Of course the classic example is the good ole memory leak "hunt". But memory leaks are not the only problem that need time or repetition to reveal themselves. There are plenty of other problems that can occur and which relate to some sort of accumulation or exhaustion somewhere in the technical stack.
So let's take a closer look at one of the stack traces leading to one of these Socket exceptions (in this case, taken from sampling results with djigger) :
As you can see, this thread is attempting to create a new http connection and to connect to some remote endpoint. At the time of the call to connect(), a BindException is thrown.
Now unless the peer went unresponsive or terminated, on a local network, a connect should always succeed within a few milliseconds. Reaching a timeout - and reaching it suddenly 20 minutes into the test - means in this case that something must be wrong with socket management at the system level.
This is what lead me to taking a closer look at the TCP connection activity on the different machines involved. And what I saw was this :
Tens of thousands of connections accumulating in a TIME_WAIT status (this is obviously just a sample of the netstat output).
Of course connections get recycled, but this process takes time and soon enough, all of the machine ports were exhausted.
As it turned out we weren't pooling connections between our controller and agents. And once again, this problem was brought into light because of the suddenly very high number of controller-agent calls per second in this new, more granular setup. In older contexts, where controller-agent communication was less frequent, The average recycling rate of TCP connections was probably enough to cover up the problem.
There are a few ways of fixing this problem (some more elegant than others) but I decided to repeat the test after adding the following system parameters to both JVMs (controller and agent, although the truely necessary one is the flag set on the controller side) :
In that retest, connections weren't leaked anymore and the test remained stable for hours.
Today I'm going to describe the second performance problem we ran into while working on step R3.2. I'm going to have to step up my blogging game though because I'm starting to drift behind releases (we've released v3.3 this week and there's some interesting stuff to talk about in there as well).
As a quick reminder of the last entry, in 3.2 we pushed the performance of our current architecture to its limits in order to support highly granular test scenarios in step, which is the test automation platform we've been building for the last few years.
The Symtoms
So here's how things went. After we dealt with the mongo aggregation problem and implemented static views, we were immediately able to scale up to about 1600 keyword executions per second, which was already about an order of magnitude higher than what we'd been doing until then.
At this load level however, and about 20 minutes into the test, we started to run into some strange socket errors, apparently relating to time outs (java.net.SocketTimeoutException: connect timed out). Here from the execution view (results of each keyword call) :
At first glance, it seemed like some sort of connection issue. But the immediate question that comes to mind is "why only after 20 minutes"? And what you'll find here is a good example of why endurance testing is a crucial part of the QA process.

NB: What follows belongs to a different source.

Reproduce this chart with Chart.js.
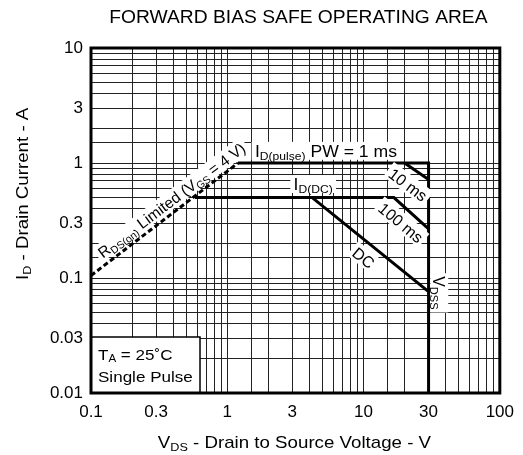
<!DOCTYPE html>
<html>
<head>
<meta charset="utf-8">
<script src="https://cdn.jsdelivr.net/npm/chart.js"></script>
<style>
  body { margin: 0; background: #fff; }
  canvas { display: block; }
</style>
</head>
<body>
<canvas id="soaChart" width="523" height="455"></canvas>
<script>
// tick labels shown on the log axes
const xTickLabels = [0.1, 0.3, 1, 3, 10, 30, 100];
const yTickLabels = [0.01, 0.03, 0.1, 0.3, 1, 3, 10];

// boundary lines, VDS (V) / ID (A)
const rdsV = [0.1, 1.2];
const rdsI = [0.105, 1];
const pulseV = [1.2, 30, 30];      // PW = 1 ms + VDSS limit
const pulseI = [1, 1, 0.01];
const ms10V = [20, 30];
const ms10I = [1, 0.72];
const ms100V = [0.58, 16.7, 30];   // ID(DC) level, then 100 ms
const ms100I = [0.5, 0.5, 0.267];
const dcV = [4.2, 30];
const dcI = [0.5, 0.076];

const FONT = '"Liberation Sans", Arial, sans-serif';
const STRETCH = 1.1;

function pts(xs, ys) {
  return xs.map((x, i) => ({ x: x, y: ys[i] }));
}

function line(xs, ys, dash) {
  return {
    data: pts(xs, ys),
    showLine: true,
    borderColor: '#000',
    borderWidth: 3,
    borderDash: dash || [],
    pointRadius: 0,
    fill: false,
    tension: 0
  };
}

function isLabel(v, list) {
  return list.some(t => Math.abs(v - t) / t < 1e-6);
}

// text with subscripts: parts = [[text, size, dy], ...]
function textWidth(ctx, parts) {
  let w = 0;
  parts.forEach(p => {
    ctx.font = p[1] + 'px ' + FONT;
    w += ctx.measureText(p[0]).width;
  });
  return w;
}

function drawRich(ctx, parts, x, y, angle, sx, bg, align) {
  const base = parts[0][1];
  ctx.save();
  ctx.translate(x, y);
  ctx.rotate(angle * Math.PI / 180);
  ctx.scale(sx, 1);
  const w = textWidth(ctx, parts);
  let left = align === 'left' ? 0 : -w / 2;
  if (bg) {
    ctx.fillStyle = '#fff';
    ctx.fillRect(left - 3, -base * 0.6, w + 6, base * 1.12);
  }
  ctx.fillStyle = '#000';
  ctx.textBaseline = 'alphabetic';
  ctx.textAlign = 'left';
  parts.forEach(p => {
    ctx.font = p[1] + 'px ' + FONT;
    ctx.fillText(p[0], left, base * 0.36 + (p[2] || 0));
    left += ctx.measureText(p[0]).width;
  });
  ctx.restore();
}

// labels placed at data coordinates
const notes = [
  { parts: [['I', 16], ['D(pulse)', 11, 3], [' PW = 1 ms', 16]], x: 5.3, y: 1.26, angle: 0, sx: STRETCH },
  { parts: [['I', 16], ['D(DC)', 11, 3]], x: 4.27, y: 0.648, angle: 0, sx: STRETCH },
  { parts: [['10 ms', 16]], x: 21.2, y: 0.648, angle: 37, sx: 1 },
  { parts: [['100 ms', 16]], x: 18.8, y: 0.303, angle: 40, sx: 1 },
  { parts: [['DC', 16]], x: 10.0, y: 0.150, angle: 39, sx: 1 },
  { parts: [['V', 16], ['DSS', 11, 3]], x: 35.6, y: 0.0743, angle: 90, sx: 1 },
  { parts: [['R', 15.5], ['DS(on)', 10.5, 3], [' Limited (V', 15.5], ['GS', 10.5, 3], [' = 4 V)', 15.5]], x: 0.39, y: 0.475, angle: -37, sx: 1 }
];

const overlay = {
  id: 'overlay',
  afterDatasetsDraw(chart) {
    const ctx = chart.ctx;
    const a = chart.chartArea;
    const xs = chart.scales.x, ys = chart.scales.y;

    notes.forEach(n => {
      drawRich(ctx, n.parts, xs.getPixelForValue(n.x), ys.getPixelForValue(n.y), n.angle, n.sx, true);
    });

    // conditions box, bottom left
    ctx.save();
    ctx.fillStyle = '#fff';
    ctx.fillRect(a.left, a.bottom - 56, 109, 56);
    ctx.strokeStyle = '#000';
    ctx.lineWidth = 1.5;
    ctx.strokeRect(a.left, a.bottom - 56, 109, 56);
    ctx.restore();
    drawRich(ctx, [['T', 15.5], ['A', 10.5, 2], [' = 25˚C', 15.5]], a.left + 7, a.bottom - 39, 0, STRETCH, false, 'left');
    drawRich(ctx, [['Single Pulse', 15.5]], a.left + 7, a.bottom - 17, 0, STRETCH, false, 'left');

    // frame
    ctx.save();
    ctx.strokeStyle = '#000';
    ctx.lineWidth = 3;
    ctx.strokeRect(a.left, a.top, a.right - a.left, a.bottom - a.top);
    ctx.restore();

    // titles
    const cx = (a.left + a.right) / 2;
    drawRich(ctx, [['FORWARD BIAS SAFE OPERATING AREA', 17.5]], cx + 3, 17, 0, STRETCH, false);
    drawRich(ctx, [['V', 17], ['DS', 11.5, 3], [' - Drain to Source Voltage - V', 17]], cx - 1, 442, 0, STRETCH, false);
    const yParts = [['I', 17], ['D', 11.5, 3], [' - Drain Current - A', 17]];
    ctx.save();
    const yw = textWidth(ctx, yParts) * STRETCH;
    ctx.restore();
    drawRich(ctx, yParts, 22, 280 - yw / 2, -90, STRETCH, false);
  }
};

new Chart(document.getElementById('soaChart'), {
  type: 'scatter',
  data: {
    datasets: [
      line(rdsV, rdsI, [5, 3]),
      line(pulseV, pulseI),
      line(ms10V, ms10I),
      line(ms100V, ms100I),
      line(dcV, dcI)
    ]
  },
  options: {
    responsive: false,
    animation: false,
    devicePixelRatio: 1,
    layout: { padding: { top: 48, right: 18, left: 0, bottom: 0 } },
    plugins: { legend: { display: false }, tooltip: { enabled: false } },
    scales: {
      x: {
        type: 'logarithmic',
        min: 0.1,
        max: 100,
        afterFit: s => { s.height = 62; },
        border: { display: false },
        grid: { color: '#222', lineWidth: 1, drawTicks: false },
        ticks: {
          autoSkip: false,
          maxRotation: 0,
          padding: 9,
          color: '#000',
          font: { size: 17, family: FONT },
          callback: v => isLabel(v, xTickLabels) ? String(v) : ''
        }
      },
      y: {
        type: 'logarithmic',
        min: 0.01,
        max: 10,
        afterFit: s => { s.width = 91; },
        border: { display: false },
        grid: { color: '#222', lineWidth: 1, drawTicks: false },
        ticks: {
          autoSkip: false,
          padding: 8,
          color: '#000',
          font: { size: 17, family: FONT },
          callback: v => isLabel(v, yTickLabels) ? String(v) : ''
        }
      }
    }
  },
  plugins: [overlay]
});
</script>
</body>
</html>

Of course the classic example is the good ole memory leak "hunt". But memory leaks are not the only problem that need time or repetition to reveal themselves. There are plenty of other problems that can occur and which relate to some sort of accumulation or exhaustion somewhere in the technical stack.
The Analysis
So let's take a closer look at one of the stack traces leading to one of these Socket exceptions (in this case, taken from sampling results with djigger) :
As you can see, this thread is attempting to create a new http connection and to connect to some remote endpoint. At the time of the call to connect(), a BindException is thrown.
Now unless the peer went unresponsive or terminated, on a local network, a connect should always succeed within a few milliseconds. Reaching a timeout - and reaching it suddenly 20 minutes into the test - means in this case that something must be wrong with socket management at the system level.
This is what lead me to taking a closer look at the TCP connection activity on the different machines involved. And what I saw was this :
Tens of thousands of connections accumulating in a TIME_WAIT status (this is obviously just a sample of the netstat output).
Of course connections get recycled, but this process takes time and soon enough, all of the machine ports were exhausted.
As it turned out we weren't pooling connections between our controller and agents. And once again, this problem was brought into light because of the suddenly very high number of controller-agent calls per second in this new, more granular setup. In older contexts, where controller-agent communication was less frequent, The average recycling rate of TCP connections was probably enough to cover up the problem.
The Solution (or one of them)
There are a few ways of fixing this problem (some more elegant than others) but I decided to repeat the test after adding the following system parameters to both JVMs (controller and agent, although the truely necessary one is the flag set on the controller side) :
-Dhttp.keepAlive=true -Dhttp.maxConnections=100
In that retest, connections weren't leaked anymore and the test remained stable for hours.